What I’m saying is, life is tough no matter who we are or what our background is. The human predicament is something entirely universal, and because of that we could all use a bit of help from time to time.
We help each other by holding space for each other, by giving the energy of our attention to the pain and struggle of another human being.
What does it mean to hold space for another?
Well, let me tell a story to preface this a bit.
I had an experience recently in which someone I was very close to was in a tremendous amount of pain, and I didn’t know what to do about it. They were hurting in a way that I couldn’t empathize with or really understand, but I still wanted to help them.
There was really no advice I was capable of giving, nor was there any manner of being that I could really recommend to this person. They were helpless, and I was not equipped to help them.
It really is quite a powerless feeling when someone we love is suffering and we have no antidote for it. It’s like not being able to hold and comfort a crying child, and I truly don’t say that to be demeaning. In a way, we are all children with a set of basic needs, and, when those needs aren’t met, we react accordingly.
What do we do in times like these?
We hold space, which is to say we truly give ourselves over to the other, give the entirety of our awareness to the experience of another.
It seems relatively simple in theory, but it is actually a profoundly difficult thing to do because we are always thinking about ourselves. We cannot hold space for someone, truly be there for another, when we are wrapped up in our own egos.
We are all selfish to some degree—and surely it is, in many ways, necessary to be that way and give credence to our own experience and state of being—but it is certainly valuable, at times, to let go of this self-care and give all of our energy to someone else. For a moment, for a day, for however much time is needed if we truly care about this person.
Holding space does not imply just focusing on and listening to a person, rather it must imply truly being present for and hearing that person. This difference must be recognized.

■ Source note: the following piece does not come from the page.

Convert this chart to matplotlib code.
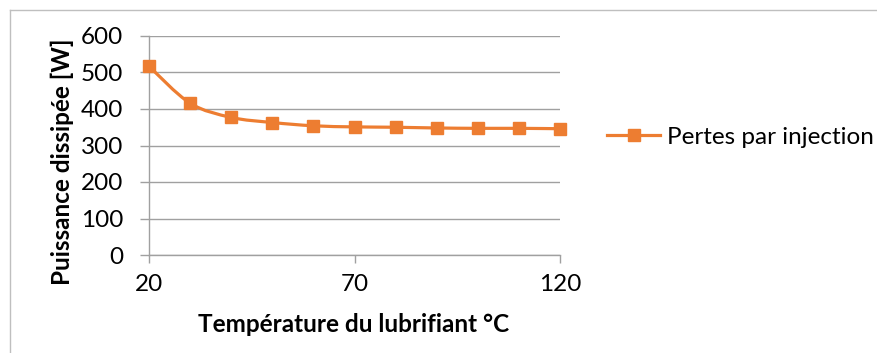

It is not an intellectual understanding of what this person is contending with. It is a real and true experiential engagement—a dissolving of the barrier between subject and object so as to really immerse oneself in the felt experience of the other. Here, there is no other—no person that is distinct and separate from ourselves—but rather a complete and total integration of two souls.
This is beyond empathy. We don’t need to necessarily know the experience of the other or be able to put ourselves in the shoes of the other. Rather, it is much deeper than that. It is a deeper connection than that, because putting it that way still implies a detachment between the two of us.
It is not about my particular set of experiences and personal disposition and your particular set of experiences and personal disposition. Instead, it becomes about the field of mutuality in which we both reside. The one field: the archaic unity between us, the ancient bond that exists here that is beyond name and form.
Holding space is really a form of momentary self-sacrifice. We give ourselves away, let go of our thought-identified sense of personhood, so as to truly be with the other person and understand on a spiritual level what they are going through.
I really hope I haven’t become too mystical here, or at least not so much that what I am saying isn’t understood. To me, this is all very practical, and I’m sure many of us have had this kind of experience in which that sense of division between us totally melts away. It is really quite beautiful, and, even if that person’s suffering cannot be dissipated in some way, the experience remains holy and powerful for both parties.
Holding space for another means dissolving all inner boundaries, freeing oneself of all self-centered activity, so as to be deeply aligned with the other. When people have done this for me, even if the problem is in no way solved, I still feel quite a bit better because I know that I am not alone. I know that I am not some isolated entity totally separate from everything else.
We are one, and holding space for another means the embodying of this oneness, this fundamental unity that all things contain.
It is a skill like anything else, and thereby, if we want to improve upon it, we must practice. When someone we know is hurting, let’s try to see if we can suspend our egos long enough to truly hear that person. If we fail, so be it. It is all a work in progress, and the more work we put in, then the more progress we will see.
Holding space might make the essential difference for someone we love, so it is a worthwhile ability to cultivate.